Task description:
Give every line back verbatim, dropping all images.

▼

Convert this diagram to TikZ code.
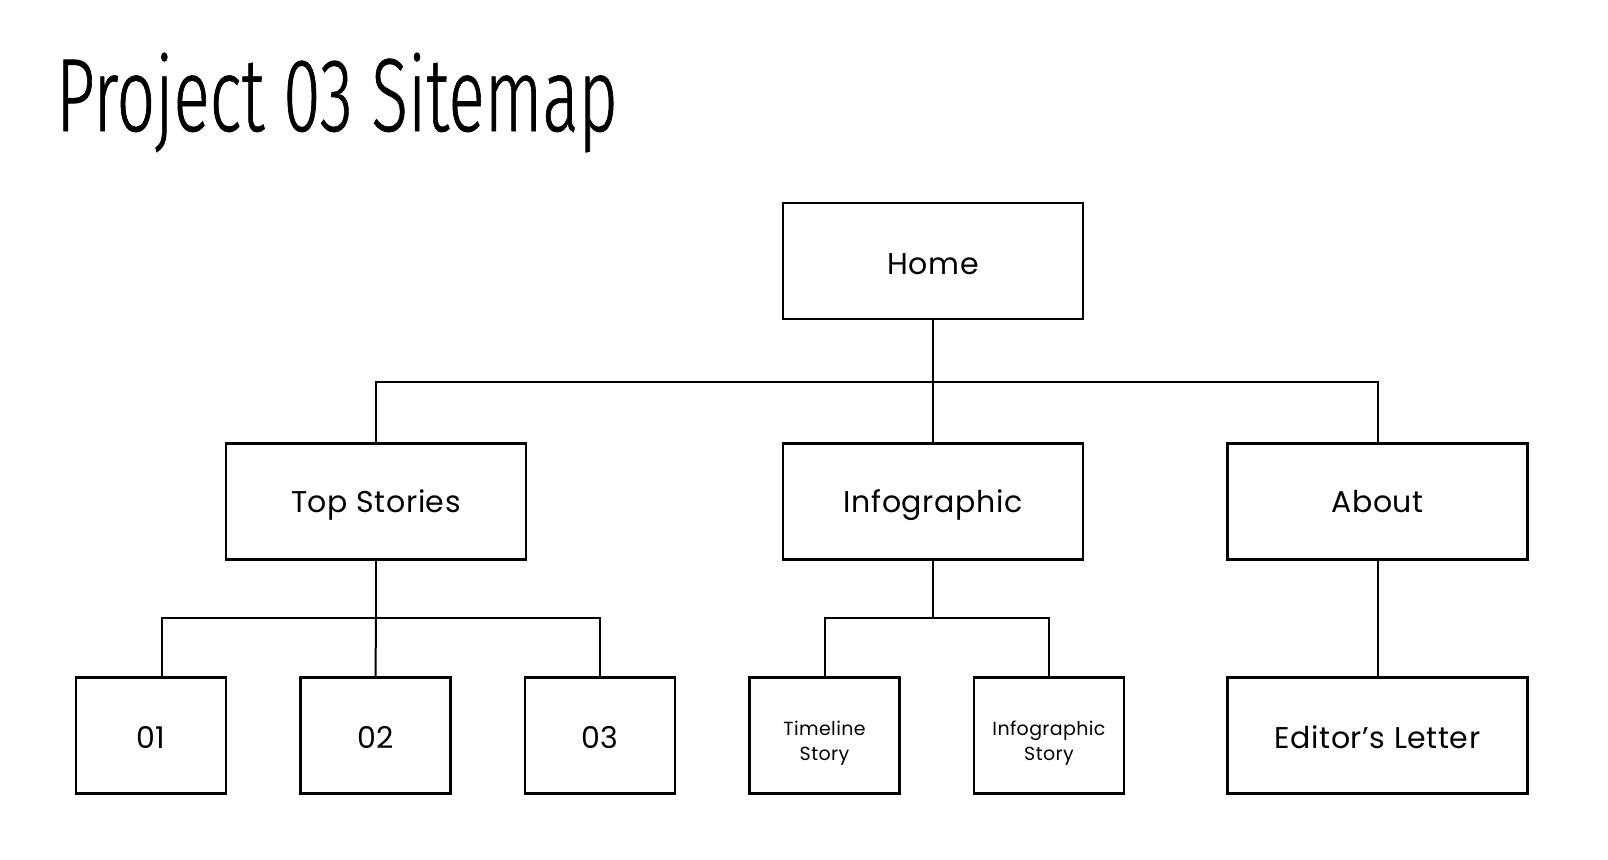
\documentclass[tikz,border=0pt]{standalone}
\usepackage{fontspec}
\setmainfont{Poppins}[LetterSpace=2]
\newfontfamily\titlefont[FakeStretch=0.65, FakeBold=0.6]{Fira Sans Light}
\begin{document}
\begin{tikzpicture}[x=1pt,y=-1pt,
  link/.style={draw=black, line width=2pt},
  pagebox/.style={draw=black, line width=2.2pt, fill=white, inner sep=0pt,
    minimum height=116pt, align=center},
  % text height above the cap height lowers the label inside its box
  bigtext/.style={font=\fontsize{30}{35}\selectfont, text height=#1, text depth=0pt},
  bigtext/.default=26.9pt,
  % two-line labels: a tall text box lowers the lines to sit just below the middle
  smalltext/.style={font=\fontsize{19}{25}\selectfont, text height=55pt, text depth=4.9pt},
  wide/.style={pagebox, minimum width=300pt, bigtext},
  wideup/.style={pagebox, minimum width=300pt, bigtext=21.9pt},
  narrow/.style={pagebox, minimum width=150pt, bigtext},
  narrowsmall/.style={pagebox, minimum width=150pt, smalltext},
]
\useasboundingbox[fill=white] (0,0) rectangle (1608,859);

% title
\node[anchor=base west, inner sep=0pt, font=\titlefont\fontsize{104}{110}\selectfont]
  (title) at (56,131) {Project 03 Sitemap};

% level 0
\node[wide] (home) at (933,261) {Home};

% level 1
\node[wideup] (top)   at (376,501.5)    {Top Stories};
\node[wideup] (info)  at (933,501.5)    {Infographic};
\node[wideup] (about) at (1377.5,501.5) {About};

% level 2
\node[narrow] (s1) at (151,735.5)   {01};
\node[narrow] (s2) at (375.5,735.5) {02};
\node[narrow] (s3) at (600,735.5)   {03};
\node[narrowsmall] (tl) at (824.5,735.5) {Timeline\\Story};
\node[narrowsmall] (is) at (1049,735.5)  {Infographic\\Story};
\node[wide] (ed) at (1377.5,735.5) {Editor’s Letter};

% junctions
\coordinate (j0) at (933,382);
\coordinate (j1) at (376,618);
\coordinate (j2) at (933,618);

% connectors
\draw[link] (home.south) -- (j0);
\draw[link] (top.north) |- (j0) -| (about.north);
\draw[link] (j0) -- (info.north);

\draw[link] (top.south) -- (j1);
\draw[link] ([xshift=11pt]s1.north) |- (j1) -| (s3.north);
\draw[link] (j1) -- (s2.north);

\draw[link] (info.south) -- (j2);
\draw[link] (tl.north) |- (j2) -| (is.north);

\draw[link] (about.south) -- (ed.north);
\end{tikzpicture}
\end{document}
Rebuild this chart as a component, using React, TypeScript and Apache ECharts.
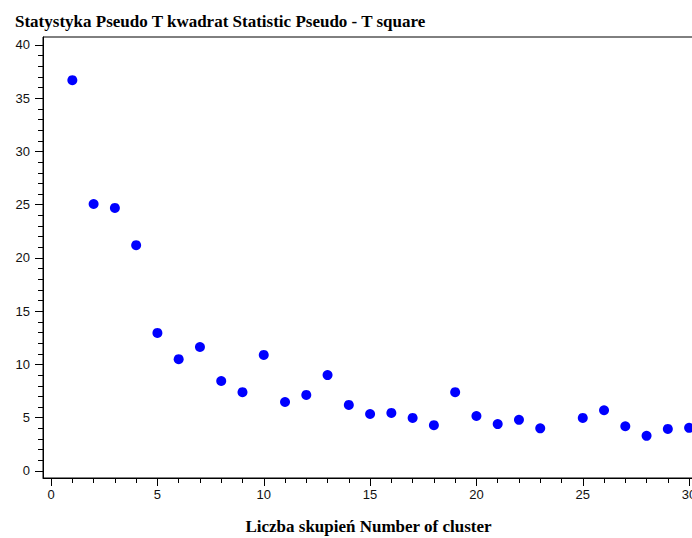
import React, { useEffect, useRef } from "react";
import * as echarts from "echarts";

const clusters = [1, 2, 3, 4, 5, 6, 7, 8, 9, 10, 11, 12, 13, 14, 15, 16, 17, 18, 19, 20, 21, 22, 23, 25, 26, 27, 28, 29, 30];
const pseudoT2 = [36.7, 25.07, 24.7, 21.2, 12.96, 10.5, 11.64, 8.45, 7.4, 10.9, 6.48, 7.14, 9.0, 6.2, 5.35, 5.45, 4.98, 4.3, 7.4, 5.16, 4.4, 4.8, 4.0, 4.98, 5.7, 4.2, 3.3, 3.95, 4.05];
const xMajor = [0, 5, 10, 15, 20, 25, 30];
const xMinor = Array.from({ length: 31 }, (_, i) => i);
const yMajor = [0, 5, 10, 15, 20, 25, 30, 35, 40];
const yMinor = Array.from({ length: 41 }, (_, i) => i);

const titleText = "Statystyka Pseudo T kwadrat Statistic Pseudo - T square";
const xName = "Liczba skupień Number of cluster";

export default function App() {
  const ref = useRef<HTMLDivElement>(null);
  useEffect(() => {
    document.body.style.margin = "0";
    const chart = echarts.init(ref.current!, null, { renderer: "svg" });
    const labelStyle = { color: "#111", fontFamily: "Liberation Sans", fontSize: 13 };
    const xMin = -0.38, xMax = 30.23, yMin = -0.66, yMax = 40.75;
    chart.setOption({
      animation: false,
      title: {
        text: titleText,
        left: 10,
        top: 8,
        textStyle: { fontFamily: "Liberation Serif", fontWeight: "bold", fontSize: 17, color: "#000" },
      },
      grid: {
        left: 43, top: 37, right: -2, bottom: 60,
        outerBoundsMode: "none", containLabel: false,
        show: true, borderColor: "#000", borderWidth: 1,
      },
      xAxis: [
        {
          type: "value", min: xMin, max: xMax, position: "bottom",
          axisLine: { show: true, onZero: false, lineStyle: { color: "#000" } },
          axisTick: { show: true, customValues: xMajor, length: 8, lineStyle: { color: "#000" } },
          axisLabel: { show: true, customValues: xMajor, margin: 10, ...labelStyle },
          splitLine: { show: false },
          name: xName, nameLocation: "middle", nameGap: 40,
          nameTextStyle: { fontFamily: "Liberation Serif", fontWeight: "bold", fontSize: 17, color: "#000" },
        },
        {
          type: "value", min: xMin, max: xMax, position: "bottom",
          axisLine: { show: false, onZero: false },
          axisTick: { show: true, customValues: xMinor, length: 5, lineStyle: { color: "#000" } },
          axisLabel: { show: false },
          splitLine: { show: false },
        },
      ],
      yAxis: [
        {
          type: "value", min: yMin, max: yMax, position: "left",
          axisLine: { show: true, onZero: false, lineStyle: { color: "#000" } },
          axisTick: { show: true, customValues: yMajor, length: 8, lineStyle: { color: "#000" } },
          axisLabel: { show: true, customValues: yMajor, margin: 13, ...labelStyle },
          splitLine: { show: false },
        },
        {
          type: "value", min: yMin, max: yMax, position: "left",
          axisLine: { show: false, onZero: false },
          axisTick: { show: true, customValues: yMinor, length: 5, lineStyle: { color: "#000" } },
          axisLabel: { show: false },
          splitLine: { show: false },
        },
      ],
      series: [
        {
          type: "scatter",
          xAxisIndex: 0,
          yAxisIndex: 0,
          symbol: "circle",
          symbolSize: 10,
          itemStyle: { color: "#0000ff", opacity: 1 },
          data: clusters.map((c, i) => [c, pseudoT2[i]]),
        },
      ],
    });
    return () => chart.dispose();
  }, []);
  return <div ref={ref} style={{ width: 692, height: 538 }} />;
}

▲

Problem solution:
Convert this diagram to TikZ code.
\documentclass[tikz,border=0pt]{standalone}
\usepackage{fontspec}
\setmainfont{Poppins}[LetterSpace=2]
\newfontfamily\titlefont[FakeStretch=0.65, FakeBold=0.6]{Fira Sans Light}
\begin{document}
\begin{tikzpicture}[x=1pt,y=-1pt,
  link/.style={draw=black, line width=2pt},
  pagebox/.style={draw=black, line width=2.2pt, fill=white, inner sep=0pt,
    minimum height=116pt, align=center},
  % text height above the cap height lowers the label inside its box
  bigtext/.style={font=\fontsize{30}{35}\selectfont, text height=#1, text depth=0pt},
  bigtext/.default=26.9pt,
  % two-line labels: a tall text box lowers the lines to sit just below the middle
  smalltext/.style={font=\fontsize{19}{25}\selectfont, text height=55pt, text depth=4.9pt},
  wide/.style={pagebox, minimum width=300pt, bigtext},
  wideup/.style={pagebox, minimum width=300pt, bigtext=21.9pt},
  narrow/.style={pagebox, minimum width=150pt, bigtext},
  narrowsmall/.style={pagebox, minimum width=150pt, smalltext},
]
\useasboundingbox[fill=white] (0,0) rectangle (1608,859);

% title
\node[anchor=base west, inner sep=0pt, font=\titlefont\fontsize{104}{110}\selectfont]
  (title) at (56,131) {Project 03 Sitemap};

% level 0
\node[wide] (home) at (933,261) {Home};

% level 1
\node[wideup] (top)   at (376,501.5)    {Top Stories};
\node[wideup] (info)  at (933,501.5)    {Infographic};
\node[wideup] (about) at (1377.5,501.5) {About};

% level 2
\node[narrow] (s1) at (151,735.5)   {01};
\node[narrow] (s2) at (375.5,735.5) {02};
\node[narrow] (s3) at (600,735.5)   {03};
\node[narrowsmall] (tl) at (824.5,735.5) {Timeline\\Story};
\node[narrowsmall] (is) at (1049,735.5)  {Infographic\\Story};
\node[wide] (ed) at (1377.5,735.5) {Editor’s Letter};

% junctions
\coordinate (j0) at (933,382);
\coordinate (j1) at (376,618);
\coordinate (j2) at (933,618);

% connectors
\draw[link] (home.south) -- (j0);
\draw[link] (top.north) |- (j0) -| (about.north);
\draw[link] (j0) -- (info.north);

\draw[link] (top.south) -- (j1);
\draw[link] ([xshift=11pt]s1.north) |- (j1) -| (s3.north);
\draw[link] (j1) -- (s2.north);

\draw[link] (info.south) -- (j2);
\draw[link] (tl.north) |- (j2) -| (is.north);

\draw[link] (about.south) -- (ed.north);
\end{tikzpicture}
\end{document}
Rebuild this chart as a component, using React, TypeScript and Apache ECharts.
import React, { useEffect, useRef } from "react";
import * as echarts from "echarts";

const clusters = [1, 2, 3, 4, 5, 6, 7, 8, 9, 10, 11, 12, 13, 14, 15, 16, 17, 18, 19, 20, 21, 22, 23, 25, 26, 27, 28, 29, 30];
const pseudoT2 = [36.7, 25.07, 24.7, 21.2, 12.96, 10.5, 11.64, 8.45, 7.4, 10.9, 6.48, 7.14, 9.0, 6.2, 5.35, 5.45, 4.98, 4.3, 7.4, 5.16, 4.4, 4.8, 4.0, 4.98, 5.7, 4.2, 3.3, 3.95, 4.05];
const xMajor = [0, 5, 10, 15, 20, 25, 30];
const xMinor = Array.from({ length: 31 }, (_, i) => i);
const yMajor = [0, 5, 10, 15, 20, 25, 30, 35, 40];
const yMinor = Array.from({ length: 41 }, (_, i) => i);

const titleText = "Statystyka Pseudo T kwadrat Statistic Pseudo - T square";
const xName = "Liczba skupień Number of cluster";

export default function App() {
  const ref = useRef<HTMLDivElement>(null);
  useEffect(() => {
    document.body.style.margin = "0";
    const chart = echarts.init(ref.current!, null, { renderer: "svg" });
    const labelStyle = { color: "#111", fontFamily: "Liberation Sans", fontSize: 13 };
    const xMin = -0.38, xMax = 30.23, yMin = -0.66, yMax = 40.75;
    chart.setOption({
      animation: false,
      title: {
        text: titleText,
        left: 10,
        top: 8,
        textStyle: { fontFamily: "Liberation Serif", fontWeight: "bold", fontSize: 17, color: "#000" },
      },
      grid: {
        left: 43, top: 37, right: -2, bottom: 60,
        outerBoundsMode: "none", containLabel: false,
        show: true, borderColor: "#000", borderWidth: 1,
      },
      xAxis: [
        {
          type: "value", min: xMin, max: xMax, position: "bottom",
          axisLine: { show: true, onZero: false, lineStyle: { color: "#000" } },
          axisTick: { show: true, customValues: xMajor, length: 8, lineStyle: { color: "#000" } },
          axisLabel: { show: true, customValues: xMajor, margin: 10, ...labelStyle },
          splitLine: { show: false },
          name: xName, nameLocation: "middle", nameGap: 40,
          nameTextStyle: { fontFamily: "Liberation Serif", fontWeight: "bold", fontSize: 17, color: "#000" },
        },
        {
          type: "value", min: xMin, max: xMax, position: "bottom",
          axisLine: { show: false, onZero: false },
          axisTick: { show: true, customValues: xMinor, length: 5, lineStyle: { color: "#000" } },
          axisLabel: { show: false },
          splitLine: { show: false },
        },
      ],
      yAxis: [
        {
          type: "value", min: yMin, max: yMax, position: "left",
          axisLine: { show: true, onZero: false, lineStyle: { color: "#000" } },
          axisTick: { show: true, customValues: yMajor, length: 8, lineStyle: { color: "#000" } },
          axisLabel: { show: true, customValues: yMajor, margin: 13, ...labelStyle },
          splitLine: { show: false },
        },
        {
          type: "value", min: yMin, max: yMax, position: "left",
          axisLine: { show: false, onZero: false },
          axisTick: { show: true, customValues: yMinor, length: 5, lineStyle: { color: "#000" } },
          axisLabel: { show: false },
          splitLine: { show: false },
        },
      ],
      series: [
        {
          type: "scatter",
          xAxisIndex: 0,
          yAxisIndex: 0,
          symbol: "circle",
          symbolSize: 10,
          itemStyle: { color: "#0000ff", opacity: 1 },
          data: clusters.map((c, i) => [c, pseudoT2[i]]),
        },
      ],
    });
    return () => chart.dispose();
  }, []);
  return <div ref={ref} style={{ width: 692, height: 538 }} />;
}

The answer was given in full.